▶ _Stored data_

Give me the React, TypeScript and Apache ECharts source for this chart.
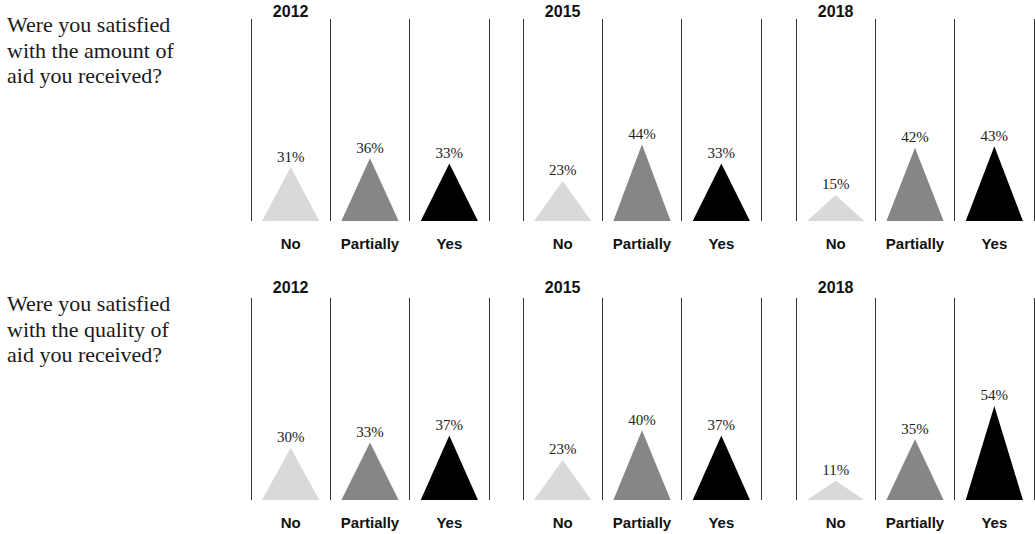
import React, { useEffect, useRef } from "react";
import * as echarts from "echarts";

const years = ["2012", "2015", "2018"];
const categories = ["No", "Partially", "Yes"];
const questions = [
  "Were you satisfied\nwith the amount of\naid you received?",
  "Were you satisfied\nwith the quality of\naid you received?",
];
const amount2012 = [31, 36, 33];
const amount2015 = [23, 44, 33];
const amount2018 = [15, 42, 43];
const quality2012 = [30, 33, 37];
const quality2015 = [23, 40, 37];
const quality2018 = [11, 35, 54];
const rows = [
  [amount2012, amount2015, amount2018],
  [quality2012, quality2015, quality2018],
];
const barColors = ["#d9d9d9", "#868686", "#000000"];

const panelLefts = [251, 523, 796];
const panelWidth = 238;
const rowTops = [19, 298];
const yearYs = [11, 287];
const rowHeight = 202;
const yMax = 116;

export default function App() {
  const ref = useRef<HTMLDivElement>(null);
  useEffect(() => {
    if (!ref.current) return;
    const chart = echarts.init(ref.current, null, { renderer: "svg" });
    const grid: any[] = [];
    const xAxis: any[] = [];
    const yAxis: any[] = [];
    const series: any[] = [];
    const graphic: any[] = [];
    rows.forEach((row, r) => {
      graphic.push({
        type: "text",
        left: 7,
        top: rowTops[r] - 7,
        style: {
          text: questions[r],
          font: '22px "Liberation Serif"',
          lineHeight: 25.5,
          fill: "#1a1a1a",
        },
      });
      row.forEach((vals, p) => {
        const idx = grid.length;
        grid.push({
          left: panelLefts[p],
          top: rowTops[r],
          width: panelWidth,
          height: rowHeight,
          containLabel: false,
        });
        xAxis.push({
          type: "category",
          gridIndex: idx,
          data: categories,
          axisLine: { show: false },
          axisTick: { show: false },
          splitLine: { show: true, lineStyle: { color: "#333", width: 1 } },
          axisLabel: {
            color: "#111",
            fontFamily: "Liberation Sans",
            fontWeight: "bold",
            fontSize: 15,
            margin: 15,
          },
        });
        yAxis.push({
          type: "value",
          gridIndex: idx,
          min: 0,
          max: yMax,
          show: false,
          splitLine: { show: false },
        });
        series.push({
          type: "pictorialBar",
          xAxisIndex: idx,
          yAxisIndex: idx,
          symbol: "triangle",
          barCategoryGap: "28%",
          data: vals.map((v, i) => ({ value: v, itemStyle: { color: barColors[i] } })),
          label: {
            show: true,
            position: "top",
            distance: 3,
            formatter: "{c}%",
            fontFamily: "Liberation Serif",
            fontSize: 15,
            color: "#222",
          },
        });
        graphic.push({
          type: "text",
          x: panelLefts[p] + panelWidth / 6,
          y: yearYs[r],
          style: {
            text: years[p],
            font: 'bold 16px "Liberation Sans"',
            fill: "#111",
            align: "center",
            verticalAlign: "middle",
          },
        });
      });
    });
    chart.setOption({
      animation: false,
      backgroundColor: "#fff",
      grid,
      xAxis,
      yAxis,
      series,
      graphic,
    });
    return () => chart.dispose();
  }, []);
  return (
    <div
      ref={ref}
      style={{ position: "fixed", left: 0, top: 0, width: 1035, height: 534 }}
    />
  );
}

▶ _Work to do_
Set the data above down again exactly as given, with no pictures.

▶ _Task answer_
Give me the React, TypeScript and Apache ECharts source for this chart.
import React, { useEffect, useRef } from "react";
import * as echarts from "echarts";

const years = ["2012", "2015", "2018"];
const categories = ["No", "Partially", "Yes"];
const questions = [
  "Were you satisfied\nwith the amount of\naid you received?",
  "Were you satisfied\nwith the quality of\naid you received?",
];
const amount2012 = [31, 36, 33];
const amount2015 = [23, 44, 33];
const amount2018 = [15, 42, 43];
const quality2012 = [30, 33, 37];
const quality2015 = [23, 40, 37];
const quality2018 = [11, 35, 54];
const rows = [
  [amount2012, amount2015, amount2018],
  [quality2012, quality2015, quality2018],
];
const barColors = ["#d9d9d9", "#868686", "#000000"];

const panelLefts = [251, 523, 796];
const panelWidth = 238;
const rowTops = [19, 298];
const yearYs = [11, 287];
const rowHeight = 202;
const yMax = 116;

export default function App() {
  const ref = useRef<HTMLDivElement>(null);
  useEffect(() => {
    if (!ref.current) return;
    const chart = echarts.init(ref.current, null, { renderer: "svg" });
    const grid: any[] = [];
    const xAxis: any[] = [];
    const yAxis: any[] = [];
    const series: any[] = [];
    const graphic: any[] = [];
    rows.forEach((row, r) => {
      graphic.push({
        type: "text",
        left: 7,
        top: rowTops[r] - 7,
        style: {
          text: questions[r],
          font: '22px "Liberation Serif"',
          lineHeight: 25.5,
          fill: "#1a1a1a",
        },
      });
      row.forEach((vals, p) => {
        const idx = grid.length;
        grid.push({
          left: panelLefts[p],
          top: rowTops[r],
          width: panelWidth,
          height: rowHeight,
          containLabel: false,
        });
        xAxis.push({
          type: "category",
          gridIndex: idx,
          data: categories,
          axisLine: { show: false },
          axisTick: { show: false },
          splitLine: { show: true, lineStyle: { color: "#333", width: 1 } },
          axisLabel: {
            color: "#111",
            fontFamily: "Liberation Sans",
            fontWeight: "bold",
            fontSize: 15,
            margin: 15,
          },
        });
        yAxis.push({
          type: "value",
          gridIndex: idx,
          min: 0,
          max: yMax,
          show: false,
          splitLine: { show: false },
        });
        series.push({
          type: "pictorialBar",
          xAxisIndex: idx,
          yAxisIndex: idx,
          symbol: "triangle",
          barCategoryGap: "28%",
          data: vals.map((v, i) => ({ value: v, itemStyle: { color: barColors[i] } })),
          label: {
            show: true,
            position: "top",
            distance: 3,
            formatter: "{c}%",
            fontFamily: "Liberation Serif",
            fontSize: 15,
            color: "#222",
          },
        });
        graphic.push({
          type: "text",
          x: panelLefts[p] + panelWidth / 6,
          y: yearYs[r],
          style: {
            text: years[p],
            font: 'bold 16px "Liberation Sans"',
            fill: "#111",
            align: "center",
            verticalAlign: "middle",
          },
        });
      });
    });
    chart.setOption({
      animation: false,
      backgroundColor: "#fff",
      grid,
      xAxis,
      yAxis,
      series,
      graphic,
    });
    return () => chart.dispose();
  }, []);
  return (
    <div
      ref={ref}
      style={{ position: "fixed", left: 0, top: 0, width: 1035, height: 534 }}
    />
  );
}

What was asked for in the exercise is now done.